Column

Takut Hanya kepada Penyakit

Oleh Editor
Takut Hanya kepada Penyakit

Kebahagiaan tidak lebih dan tak kurang adalah kesehatan yang baik dan daya ingat yang buruk. — Albert Schweitzer

Ilustrasi (https://www.dreamstime.com/).

Suatu kala, saya teleponan dengan seorang kawan. Ia seorang wanita paruh baya, pengusaha sukses. Omongan demi omongan kami mulanya hanya berkisar soal bisnis. Tak sengaja lalu bergeser ke perilaku banyak orang di negara ini. Kami saling berbagi kisah. Soal perilaku-perilaku negatif banyak orang ―khususnya di kalangan menengah-atas― yang sangat kami prihatinkan. Misalnya, main terabas, korup, munafik, main kayu, curang, tak kenal belas kasihan, atau raja tega.

Kami sependapat, seolah semua perilaku buruk itu tak dapat di-rem. Tak ada yang membuat mereka takut. Apakah kaidah agama menakutkan bagi mereka? Tidak. Apakah aturan-aturan negara mereka takuti? Tidak. Ada rasa malu terhadap lingkungan sekitar, keluarga atau masyarakat? Tidak.

Lalu, sang kawan ini, enteng katakan, “Kayaknya orang cuma takut sama satu hal, Pak.” Saya diam dan menyimak. “Takut sama penyakit,” ujarnya. Jawaban itu menyengat. Membuat saya terus memikirkannya.

Dalam perjumpaan dan pergaulan dengan banyak orang, sebagian besar setuju bahwa hal utama dalam hidup adalah kesehatan. Beberapa kali, saya dengar ucapan kawan yang berulang tahun, “Ya, doain sehat aja deh. Sehat terus sepanjang hayat. Yang lain-lain penting gak penting.”

Dalam hal ini, pernyataan kawan saya benar, orang takut sakit, takut terhadap penyakit. Dan demikianlah, hal utama dalam hidup adalah kesehatan. Kata Laozi, filsuf China abad ke-6, “Kesehatan adalah milik paling berharga.”

Sementara, Mahatma Gandhi berpendapat, “Kekayaan sesungguhnya adalah kesehatan, bukan timbunan emas atau perak.” Benar adanya. Sekaya apa pun kita, bila hidup terus-menerus diiringi dengan sakit, kekayaan itu tak akan bermakna. Amit-amit.

Dan ironisnya, terdapat kecenderungan umum, di usia muda orang-orang bekerja sekuat tenaga, dengan sering mengabaikan kesehatan, untuk mengumpulkan harta.
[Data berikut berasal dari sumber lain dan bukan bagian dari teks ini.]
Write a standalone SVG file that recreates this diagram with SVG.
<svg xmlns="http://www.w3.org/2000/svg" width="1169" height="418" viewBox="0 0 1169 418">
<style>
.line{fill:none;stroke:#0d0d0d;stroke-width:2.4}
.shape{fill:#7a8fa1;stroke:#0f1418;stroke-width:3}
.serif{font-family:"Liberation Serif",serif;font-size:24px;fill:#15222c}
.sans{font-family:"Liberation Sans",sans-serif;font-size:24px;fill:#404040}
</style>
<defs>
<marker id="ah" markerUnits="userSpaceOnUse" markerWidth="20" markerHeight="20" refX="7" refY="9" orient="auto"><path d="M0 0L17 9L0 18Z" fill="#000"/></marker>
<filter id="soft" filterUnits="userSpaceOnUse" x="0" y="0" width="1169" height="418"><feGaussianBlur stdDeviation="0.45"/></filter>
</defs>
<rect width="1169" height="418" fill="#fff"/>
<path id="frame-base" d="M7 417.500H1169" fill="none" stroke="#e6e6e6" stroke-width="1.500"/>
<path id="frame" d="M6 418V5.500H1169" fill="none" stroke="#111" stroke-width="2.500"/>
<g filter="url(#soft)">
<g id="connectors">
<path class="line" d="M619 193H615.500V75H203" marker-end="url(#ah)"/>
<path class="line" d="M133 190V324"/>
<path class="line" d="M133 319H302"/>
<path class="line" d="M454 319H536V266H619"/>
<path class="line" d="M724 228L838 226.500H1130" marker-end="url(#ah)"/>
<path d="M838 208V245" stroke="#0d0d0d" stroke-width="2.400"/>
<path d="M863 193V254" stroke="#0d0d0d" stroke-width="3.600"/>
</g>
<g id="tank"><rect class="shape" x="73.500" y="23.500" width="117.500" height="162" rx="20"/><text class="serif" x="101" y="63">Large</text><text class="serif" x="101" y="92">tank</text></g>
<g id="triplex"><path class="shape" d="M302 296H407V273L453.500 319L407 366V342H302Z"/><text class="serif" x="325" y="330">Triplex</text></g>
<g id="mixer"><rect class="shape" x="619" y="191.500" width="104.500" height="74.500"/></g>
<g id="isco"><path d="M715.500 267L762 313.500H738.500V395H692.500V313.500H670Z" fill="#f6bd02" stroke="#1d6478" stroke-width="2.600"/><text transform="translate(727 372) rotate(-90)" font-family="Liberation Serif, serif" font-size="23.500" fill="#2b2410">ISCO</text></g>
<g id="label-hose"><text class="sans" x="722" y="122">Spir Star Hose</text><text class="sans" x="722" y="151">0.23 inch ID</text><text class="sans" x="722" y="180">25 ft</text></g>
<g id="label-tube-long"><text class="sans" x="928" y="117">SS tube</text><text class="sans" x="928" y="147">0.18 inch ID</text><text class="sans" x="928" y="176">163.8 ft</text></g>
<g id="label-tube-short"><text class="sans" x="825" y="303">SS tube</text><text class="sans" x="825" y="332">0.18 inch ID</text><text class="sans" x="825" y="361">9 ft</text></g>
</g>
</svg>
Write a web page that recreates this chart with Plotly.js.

Di usia senja, dirundung duka-lara penyakit, bersedia melepaskan harta yang sudah didapat, berharap penyakit musnah. Sering itu hanya upaya sia-sia.

Saking takutnya terhadap derita sakit, seorang kawan mencanangkan, seolah-olah ia bisa menentukan cara dirinya nanti berpulang. “Gua maunya nanti kalau sudah waktunya cabut, mau yang cepat, nggak pakai sakit-sakit berkepanjangan.” He-he-he. Saya sependapat dengan kemauan itu.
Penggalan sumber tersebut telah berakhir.